From the website of the Dictionary of Irish Biography (entry on Russell, George William (‘Æ’), journalist, writer, artist, and cooperator, by Nicholas Allen):

“Russell now began preparation to leave Ireland, selling his house in July 1933, resigning from the academy in July, and arriving in London in August, where he first lived in lodgings at 41 Sussex Gardens. Unsettled, he left for America in December 1934, sailing from Southampton, to lecture on cooperative societies and rural life, subjects close to Franklin Roosevelt’s hopes for the New Deal.

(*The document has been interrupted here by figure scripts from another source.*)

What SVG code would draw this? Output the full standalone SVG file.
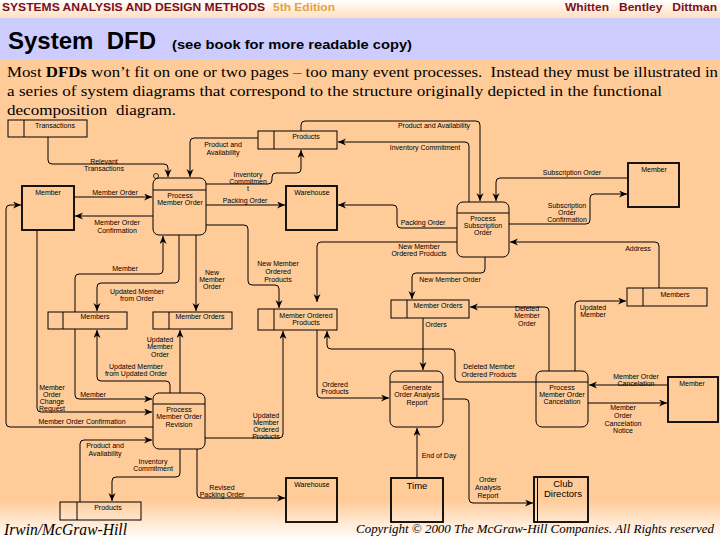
<svg xmlns="http://www.w3.org/2000/svg" width="720" height="540" viewBox="0 0 720 540">
<defs>
<linearGradient id="topg" x1="0" y1="0" x2="0" y2="1"><stop offset="0" stop-color="#FFFFFF"/><stop offset="1" stop-color="#FFE0C0"/></linearGradient>
<linearGradient id="botg" x1="0" y1="0" x2="0" y2="1"><stop offset="0" stop-color="#FFCC99"/><stop offset="1" stop-color="#FFFFFF"/></linearGradient>
<marker id="ah" markerUnits="userSpaceOnUse" markerWidth="10" markerHeight="8" refX="8" refY="3.5" orient="auto"><path d="M0,0 L8,3.5 L0,7 L2.5,3.5 Z" fill="#000"/></marker>
<style>
.c{fill:none;stroke:#000;stroke-width:1;marker-end:url(#ah)}
.p{fill:none;stroke:#000;stroke-width:1}
.ent{fill:none;stroke:#000;stroke-width:1.8}
.st{fill:none;stroke:#000;stroke-width:1}
.t{font-family:"Liberation Sans",Arial,sans-serif;font-size:7px;fill:#000;text-anchor:middle}
.tb{font-family:"Liberation Sans",Arial,sans-serif;font-size:9.5px;fill:#000;text-anchor:middle}
</style>
</defs>
<rect x="0" y="0" width="720" height="540" fill="#FFCC99"/>
<rect x="0" y="500" width="720" height="40" fill="url(#botg)"/>
<rect x="0" y="0" width="720" height="18" fill="url(#topg)"/>
<rect x="0" y="18" width="720" height="42" fill="#CCCCFF"/>
<g id="header">
<text x="2" y="11" font-family="Liberation Sans,Arial,sans-serif" font-weight="bold" font-size="11" fill="#7A1020" textLength="263" lengthAdjust="spacingAndGlyphs">SYSTEMS ANALYSIS AND DESIGN METHODS</text>
<text x="273" y="11" font-family="Liberation Sans,Arial,sans-serif" font-weight="bold" font-size="11" fill="#E8A040" textLength="62" lengthAdjust="spacingAndGlyphs">5th Edition</text>
<text x="565" y="11" font-family="Liberation Sans,Arial,sans-serif" font-weight="bold" font-size="11" fill="#7A1020" textLength="152" lengthAdjust="spacingAndGlyphs" xml:space="preserve">Whitten   Bentley   Dittman</text>
<text x="8" y="49" font-family="Liberation Sans,Arial,sans-serif" font-weight="bold" font-size="24" fill="#000" xml:space="preserve">System  DFD</text>
<text x="172" y="49" font-family="Liberation Sans,Arial,sans-serif" font-weight="bold" font-size="13" fill="#000" textLength="240" lengthAdjust="spacingAndGlyphs">(see book for more readable copy)</text>
<text x="7" y="77" font-family="Liberation Serif,Times New Roman,serif" font-size="15.5" fill="#000" textLength="711" lengthAdjust="spacingAndGlyphs" xml:space="preserve">Most <tspan font-weight="bold">DFDs</tspan> won’t fit on one or two pages – too many event processes.  Instead they must be illustrated in</text>
<text x="7" y="96" font-family="Liberation Serif,Times New Roman,serif" font-size="15.5" fill="#000" textLength="655" lengthAdjust="spacingAndGlyphs">a series of system diagrams that correspond to the structure originally depicted in the functional</text>
<text x="7" y="115" font-family="Liberation Serif,Times New Roman,serif" font-size="15.5" fill="#000" textLength="169" lengthAdjust="spacingAndGlyphs" xml:space="preserve">decomposition  diagram.</text>
</g>
<g id="footer">
<text x="4" y="535" font-family="Liberation Serif,Times New Roman,serif" font-style="italic" font-size="17" fill="#000" textLength="123" lengthAdjust="spacingAndGlyphs">Irwin/McGraw-Hill</text>
<text x="356" y="533" font-family="Liberation Serif,Times New Roman,serif" font-style="italic" font-size="13" fill="#000" textLength="358" lengthAdjust="spacingAndGlyphs">Copyright © 2000 The McGraw-Hill Companies. All Rights reserved</text>
</g>

<g id="connectors">
<path class="c" d="M48,137 V160 Q48,164 52,164 H164 Q168,164 168,168 V177"/>
<circle cx="156" cy="176" r="2.5" fill="none" stroke="#000" stroke-width="0.8"/>
<path class="c" d="M258,138 H194 Q190,138 190,142 V177"/>
<path class="c" d="M301,131 V125 Q301,121 305,121 H476 Q480,121 480,125 V201"/>
<path class="c" d="M469,202 V146 Q469,142 465,142 H338"/>
<path class="c" d="M206,184 H268 Q272,184 272,180 V177 Q272,173 276,173 H297 Q301,173 301,169 V150"/>
<path class="c" d="M206,205 H285"/>
<path class="c" d="M457,228 H401 Q397,228 397,224 V209 Q397,205 393,205 H338"/>
<path class="c" d="M628,178 H500 Q496,178 496,182 V201"/>
<path class="c" d="M509,224 H586 Q590,224 590,220 V198 Q590,194 594,194 H627"/>
<path class="c" d="M659,288 V246 Q659,242 655,242 H510"/>
<path class="c" d="M457,242 H321 Q317,242 317,246 V302"/>
<path class="c" d="M485,257 V269 Q485,273 481,273 H416 Q412,273 412,277 V299"/>
<path class="c" d="M75,312 V278 Q75,274 79,274 H159 Q163,274 163,270 V236"/>
<path class="c" d="M75,329 V395 Q75,399 79,399 H152"/>
<path class="c" d="M179,235 V279 Q179,283 175,283 H101 Q97,283 97,287 V311"/>
<path class="c" d="M196,235 V311"/>
<path class="c" d="M206,225 H244 Q248,225 248,229 V281 Q248,285 252,285 H275 Q279,285 279,289 V308"/>
<path class="c" d="M74,197 H152"/>
<path class="c" d="M153,216 H75"/>
<path class="c" d="M37,230 V408 Q37,412 41,412 H152"/>
<path class="c" d="M153,427 H10 Q6,427 6,423 V209 Q6,205 10,205 H21"/>
<path class="c" d="M80,502 V444 Q80,440 84,440 H152"/>
<path class="c" d="M180,449 V473 Q180,477 176,477 H116 Q112,477 112,481 V501"/>
<path class="c" d="M197,449 V494 Q197,498 201,498 H285"/>
<path class="c" d="M170,393 V385 Q170,381 166,381 H101 Q97,381 97,377 V330"/>
<path class="c" d="M180,393 V330"/>
<path class="c" d="M205,438 H279 Q283,438 283,434 V331"/>
<path class="c" d="M317,330 V394 Q317,398 321,398 H389"/>
<path class="c" d="M536,382 H459 Q455,382 455,378 V353 Q455,349 451,349 H331 Q327,349 327,345 V331"/>
<path class="c" d="M423,318 V370"/>
<path class="c" d="M417,478 V428"/>
<path class="c" d="M443,399 H465 Q469,399 469,403 V499 Q469,503 473,503 H533"/>
<path class="c" d="M549,371 V311 Q549,307 545,307 H470"/>
<path class="c" d="M575,371 V305 Q575,301 579,301 H626"/>
<path class="c" d="M667,385 H589"/>
<path class="c" d="M588,403 H667"/>
</g>

<g id="labels">
<text class="t" x="104" y="164">Relevant</text><text class="t" x="104" y="171">Transactions</text>
<text class="t" x="223" y="147">Product and</text><text class="t" x="223" y="155">Availability</text>
<text class="t" x="434" y="128">Product and Availability</text>
<text class="t" x="425" y="150">Inventory Commitment</text>
<text class="t" x="248" y="177">Inventory</text><text class="t" x="248" y="184">Commitmen</text><text class="t" x="248" y="191">t</text>
<text class="t" x="245" y="203">Packing Order</text>
<text class="t" x="423" y="225">Packing Order</text>
<text class="t" x="572" y="175">Subscription Order</text>
<text class="t" x="567" y="208">Subscription</text><text class="t" x="567" y="215">Order</text><text class="t" x="567" y="222">Confirmation</text>
<text class="t" x="638" y="251">Address</text>
<text class="t" x="419" y="249">New Member</text><text class="t" x="419" y="256">Ordered Products</text>
<text class="t" x="450" y="282">New Member Order</text>
<text class="t" x="125" y="271">Member</text>
<text class="t" x="93" y="397">Member</text>
<text class="t" x="137" y="294">Updated Member</text><text class="t" x="137" y="301">from Order</text>
<text class="t" x="212" y="275">New</text><text class="t" x="212" y="282">Member</text><text class="t" x="212" y="289">Order</text>
<text class="t" x="278" y="266">New Member</text><text class="t" x="278" y="274">Ordered</text><text class="t" x="278" y="282">Products</text>
<text class="t" x="115" y="195">Member Order</text>
<text class="t" x="117" y="225">Member Order</text><text class="t" x="117" y="233">Confirmation</text>
<text class="t" x="52" y="390">Member</text><text class="t" x="52" y="397">Order</text><text class="t" x="52" y="404">Change</text><text class="t" x="52" y="411">Request</text>
<text class="t" x="82" y="424">Member Order Confirmation</text>
<text class="t" x="105" y="448">Product and</text><text class="t" x="105" y="456">Availability</text>
<text class="t" x="153" y="464">Inventory</text><text class="t" x="153" y="471">Commitment</text>
<text class="t" x="222" y="490">Revised</text><text class="t" x="222" y="497">Packing Order</text>
<text class="t" x="136" y="369">Updated Member</text><text class="t" x="136" y="376">from Updated Order</text>
<text class="t" x="160" y="342">Updated</text><text class="t" x="160" y="349">Member</text><text class="t" x="160" y="357">Order</text>
<text class="t" x="266" y="418">Updated</text><text class="t" x="266" y="425">Member</text><text class="t" x="266" y="432">Ordered</text><text class="t" x="266" y="439">Products</text>
<text class="t" x="335" y="387">Ordered</text><text class="t" x="335" y="394">Products</text>
<text class="t" x="489" y="369">Deleted Member</text><text class="t" x="489" y="377">Ordered Products</text>
<text class="t" x="436" y="327">Orders</text>
<text class="t" x="439" y="458">End of Day</text>
<text class="t" x="488" y="482">Order</text><text class="t" x="488" y="490">Analysis</text><text class="t" x="488" y="498">Report</text>
<text class="t" x="527" y="311">Deleted</text><text class="t" x="527" y="318">Member</text><text class="t" x="527" y="326">Order</text>
<text class="t" x="593" y="310">Updated</text><text class="t" x="593" y="317">Member</text>
<text class="t" x="636" y="379">Member Order</text><text class="t" x="636" y="386">Cancelation</text>
<text class="t" x="623" y="410">Member</text><text class="t" x="623" y="418">Order</text><text class="t" x="623" y="426">Cancelation</text><text class="t" x="623" y="433">Notice</text>
</g>

<g id="store-transactions"><rect class="st" x="8" y="120" width="79" height="17"/><line class="st" x1="24" y1="120" x2="24" y2="137"/><text class="t" x="55" y="128">Transactions</text></g>
<g id="store-products-top"><rect class="st" x="258" y="131" width="79" height="18"/><line class="st" x1="274" y1="131" x2="274" y2="149"/><text class="t" x="306" y="139">Products</text></g>
<g id="store-members-left"><rect class="st" x="48" y="312" width="79" height="17"/><line class="st" x1="63" y1="312" x2="63" y2="329"/><text class="t" x="95" y="319">Members</text></g>
<g id="store-memberorders-left"><rect class="st" x="153" y="312" width="79" height="17"/><line class="st" x1="169" y1="312" x2="169" y2="329"/><text class="t" x="200" y="319">Member Orders</text></g>
<g id="store-memberorderedproducts"><rect class="st" x="258" y="309" width="79" height="21"/><line class="st" x1="274" y1="309" x2="274" y2="330"/><text class="t" x="306" y="318">Member Ordered</text><text class="t" x="306" y="325">Products</text></g>
<g id="store-memberorders-right"><rect class="st" x="391" y="300" width="78" height="18"/><line class="st" x1="407" y1="300" x2="407" y2="318"/><text class="t" x="438" y="308">Member Orders</text></g>
<g id="store-members-right"><rect class="st" x="627" y="288" width="80" height="18"/><line class="st" x1="643" y1="288" x2="643" y2="306"/><text class="t" x="675" y="297">Members</text></g>
<g id="store-products-bottom"><rect class="st" x="60" y="502" width="81" height="18"/><line class="st" x1="77" y1="502" x2="77" y2="520"/><text class="t" x="108" y="510">Products</text></g>

<g id="proc-member-order"><rect class="p" x="153" y="178" width="53" height="57" rx="6"/><line class="p" x1="153" y1="190" x2="206" y2="190"/><text class="t" x="180" y="198">Process</text><text class="t" x="180" y="205">Member Order</text></g>
<g id="proc-subscription-order"><rect class="p" x="457" y="202" width="52" height="55" rx="6"/><line class="p" x1="457" y1="213" x2="509" y2="213"/><text class="t" x="483" y="221">Process</text><text class="t" x="483" y="228">Subscription</text><text class="t" x="483" y="235">Order</text></g>
<g id="proc-member-order-revision"><rect class="p" x="153" y="393" width="52" height="56" rx="6"/><line class="p" x1="153" y1="404" x2="205" y2="404"/><text class="t" x="179" y="412">Process</text><text class="t" x="179" y="419">Member Order</text><text class="t" x="179" y="427">Revision</text></g>
<g id="proc-generate-report"><rect class="p" x="390" y="371" width="53" height="56" rx="6"/><line class="p" x1="390" y1="382" x2="443" y2="382"/><text class="t" x="417" y="390">Generate</text><text class="t" x="417" y="397">Order Analysis</text><text class="t" x="417" y="405">Report</text></g>
<g id="proc-member-order-cancelation"><rect class="p" x="536" y="371" width="52" height="56" rx="6"/><line class="p" x1="536" y1="382" x2="588" y2="382"/><text class="t" x="562" y="390">Process</text><text class="t" x="562" y="397">Member Order</text><text class="t" x="562" y="404">Cancelation</text></g>

<g id="ent-member-left"><rect class="ent" x="22" y="186" width="52" height="44"/><text class="t" x="48" y="195">Member</text></g>
<g id="ent-warehouse-top"><rect class="ent" x="286" y="186" width="51" height="44"/><text class="t" x="312" y="195">Warehouse</text></g>
<g id="ent-member-topright"><rect class="ent" x="628" y="163" width="51" height="44"/><text class="t" x="654" y="172">Member</text></g>
<g id="ent-warehouse-bottom"><rect class="ent" x="286" y="478" width="51" height="44"/><text class="t" x="312" y="487">Warehouse</text></g>
<g id="ent-time"><rect class="ent" x="391" y="478" width="52" height="44"/><text class="tb" x="417" y="489">Time</text></g>
<g id="ent-club-directors"><rect class="ent" x="534" y="477" width="54" height="45"/><line class="st" x1="537.5" y1="477" x2="537.5" y2="522"/><text class="tb" x="563" y="487" font-size="8.5">Club</text><text class="tb" x="563" y="497" font-size="8.5">Directors</text></g>
<g id="ent-member-bottomright"><rect class="ent" x="668" y="377" width="50" height="45"/><text class="t" x="692" y="386">Member</text></g>
</svg>
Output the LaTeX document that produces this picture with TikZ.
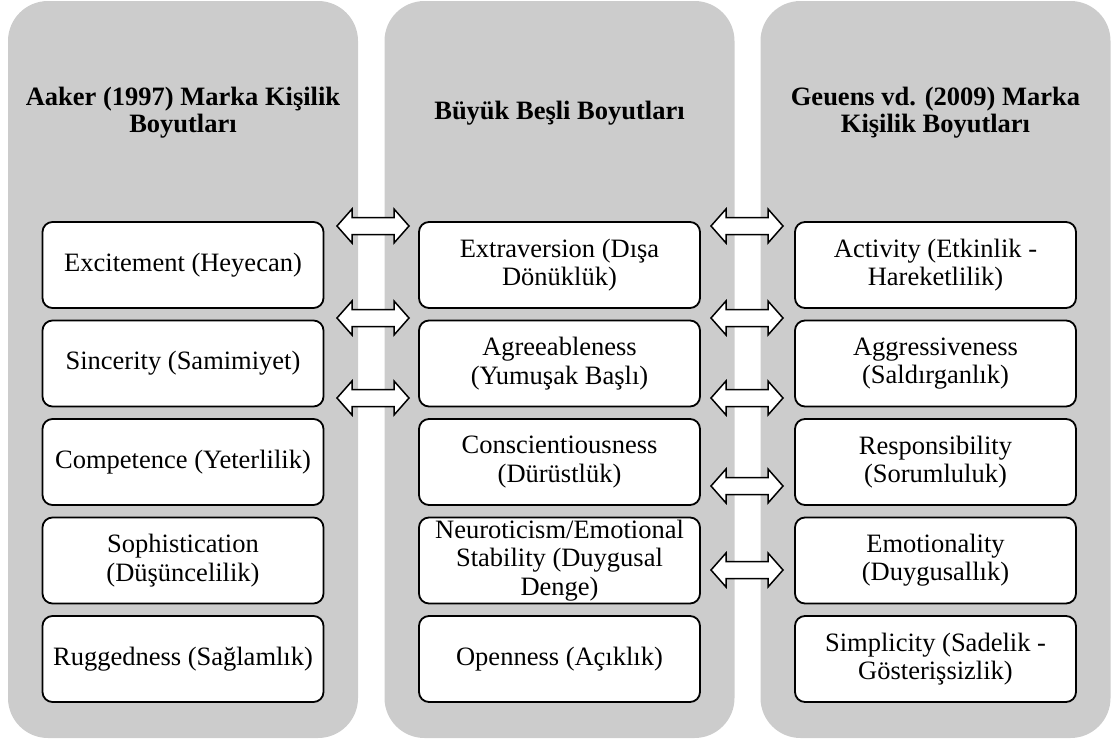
\documentclass[tikz,border=0pt]{standalone}
\usepackage{fontspec}
\setmainfont{Liberation Serif}
\definecolor{colgrey}{RGB}{204,204,204}
\tikzset{
  column/.style={fill=colgrey, draw=none, rounded corners=40pt, minimum width=350pt, minimum height=737pt, inner sep=0pt},
  item/.style={draw=black, line width=1.8pt, fill=white, rounded corners=10pt,
    minimum width=281pt, minimum height=86pt, align=center, inner sep=0pt,
    font=\fontsize{26.5}{28.3}\selectfont},
  coltitle/.style={align=center, inner sep=0pt, font=\fontsize{26.5}{27.3}\selectfont\bfseries},
  arrowshape/.style={draw=black, fill=white, line width=1.5pt, line join=miter},
  dblarrow/.pic={\draw[arrowshape] (-36,0) -- (-21,-17) -- (-21,-8.5) -- (21,-8.5) -- (21,-17)
      -- (36,0) -- (21,17) -- (21,8.5) -- (-21,8.5) -- (-21,17) -- cycle;}
}
\begin{document}
\begin{tikzpicture}[x=1pt, y=-1pt]
\useasboundingbox (0,0) rectangle (1111,742);
% columns
\node[column] (colL) at (183,369.5) {};
\node[column] (colM) at (559.5,369.5) {};
\node[column] (colR) at (935.5,369.5) {};
% titles
\node[coltitle] (tL) at (183,113) {Aaker (1997) Marka Kişilik\\Boyutları};
\node[coltitle] (tM) at (559.5,113) {Büyük Beşli Boyutları};
\node[coltitle] (tR) at (935.5,113) {Geuens vd. (2009) Marka\\Kişilik Boyutları};
% left boxes
\node[item] (L1) at (183,265)   {Excitement (Heyecan)};
\node[item] (L2) at (183,363.5) {Sincerity (Samimiyet)};
\node[item] (L3) at (183,462)   {Competence (Yeterlilik)};
\node[item] (L4) at (183,560.5) {Sophistication\\(Düşüncelilik)};
\node[item] (L5) at (183,659)   {Ruggedness (Sağlamlık)};
% middle boxes
\node[item] (M1) at (559.5,265)   {Extraversion (Dışa\\Dönüklük)};
\node[item] (M2) at (559.5,363.5) {Agreeableness\\(Yumuşak Başlı)};
\node[item] (M3) at (559.5,462)   {Conscientiousness\\(Dürüstlük)};
\node[item] (M4) at (559.5,560.5) {Neuroticism/Emotional\\Stability (Duygusal\\Denge)};
\node[item] (M5) at (559.5,659)   {Openness (Açıklık)};
% right boxes
\node[item] (R1) at (935.5,265)   {Activity (Etkinlik -\\Hareketlilik)};
\node[item] (R2) at (935.5,363.5) {Aggressiveness\\(Saldırganlık)};
\node[item] (R3) at (935.5,462)   {Responsibility\\(Sorumluluk)};
\node[item] (R4) at (935.5,560.5) {Emotionality\\(Duygusallık)};
\node[item] (R5) at (935.5,659)   {Simplicity (Sadelik -\\Gösterişsizlik)};
% double arrows, left gap
\pic at (373,226) {dblarrow};
\pic at (373,318) {dblarrow};
\pic at (373,398) {dblarrow};
% double arrows, right gap
\pic at (747,226) {dblarrow};
\pic at (747,318) {dblarrow};
\pic at (747,398) {dblarrow};
\pic at (747,486) {dblarrow};
\pic at (747,570) {dblarrow};
\end{tikzpicture}
\end{document}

Russell met M. L. Wilson, under-secretary of agriculture, before meeting the president himself on 5 January 1935. Russell received an invitation to speak to native American communities in Arizona and New Mexico, but he felt ill and tired, and his stomach was giving him such pain as to cause him to return to London in March. In new lodgings at 14 Tavistock Place, London, Russell was diagnosed with colitis. He travelled to Havenhurst, a Bournemouth nursing home, on 21 June, in the company of two friends, Charles Weekes and Hector Munro. He was wretchedly ill, and the diagnosis of colitis was changed to cancer in early July. After an abdominal operation at another nursing home, Stagsden, Russell died 17 July 1935, having spent his last evening with Constantine Curran, Oliver St John Gogarty, and Pamela Travers, later famous as the author of Mary Poppins. Seán O’Sullivan arrived the morning after to sketch his face.”

From: Mary Poppins, She Wrote: The Life of P. L. Travers (2013) by Valerie Lawson:

“…(Russell) sailed home, again on the Aurania, arriving in mid-March 1935, and found new lodgings at 14 Tavistock Place, near Euston Station.

Pamela heard nothing more until late March, when AE wrote that he had “some inflammation in my insides and they are investigating me bacteriologically.” His doctor and friend, Hector Munro, diagnosed dysentery and ordered a diet of milk, barley water and junket. Pamela did not trust Munro. She sent AE barley sugar and homemade treats, and worried even more, although his letters to her in April reassured her that he was “getting better rapidly.”

…In the meantime, Munro decided to call in a specialist himself. AE saw a surgeon in Cavendish Square who X-rayed him seven times…He amused the doctor by telling him then of the chakras, the seven spiritual centres of the body, to which the doctor replied, “Oh surely not, Mr. Russell.”

…On June 14, he signed a new will. A week later he traveled to Bournemouth by train with Dr. Munro and Charles Weekes, a friend from London who had been his publisher and agent. AE had decided to stay at Havenhurst, the convalescent home of a Miss Phoebe Myers. He gave up his flat at Tavistock Place – the specialist thought he would be better out of London. At Havenhurst, overlooking the sea, he lay in a deck chair under the trees.

On July 4 he wrote Pamela a card, which she found an odd way of writing, for him, saying, “I don’t know how long I will be here. This is a lovely place but I wonder if I will ever get better. I am no further in spite of sun, sea air, kindness, that I often feel my holiday in this place is nearly over…”

From: Penelope Fitzgerald: Charlotte Mew and Her Friends (1984) Chapter Eleven – Mrs Sappho:

“…But when things were not running smoothly – and the Dawson Scott marriage had its difficulties – no-one could be more quietly understanding than Charlotte Mew. “We only have about half-an-hour” (on this earth), she wrote to her new friend. “Let’s do what we can.”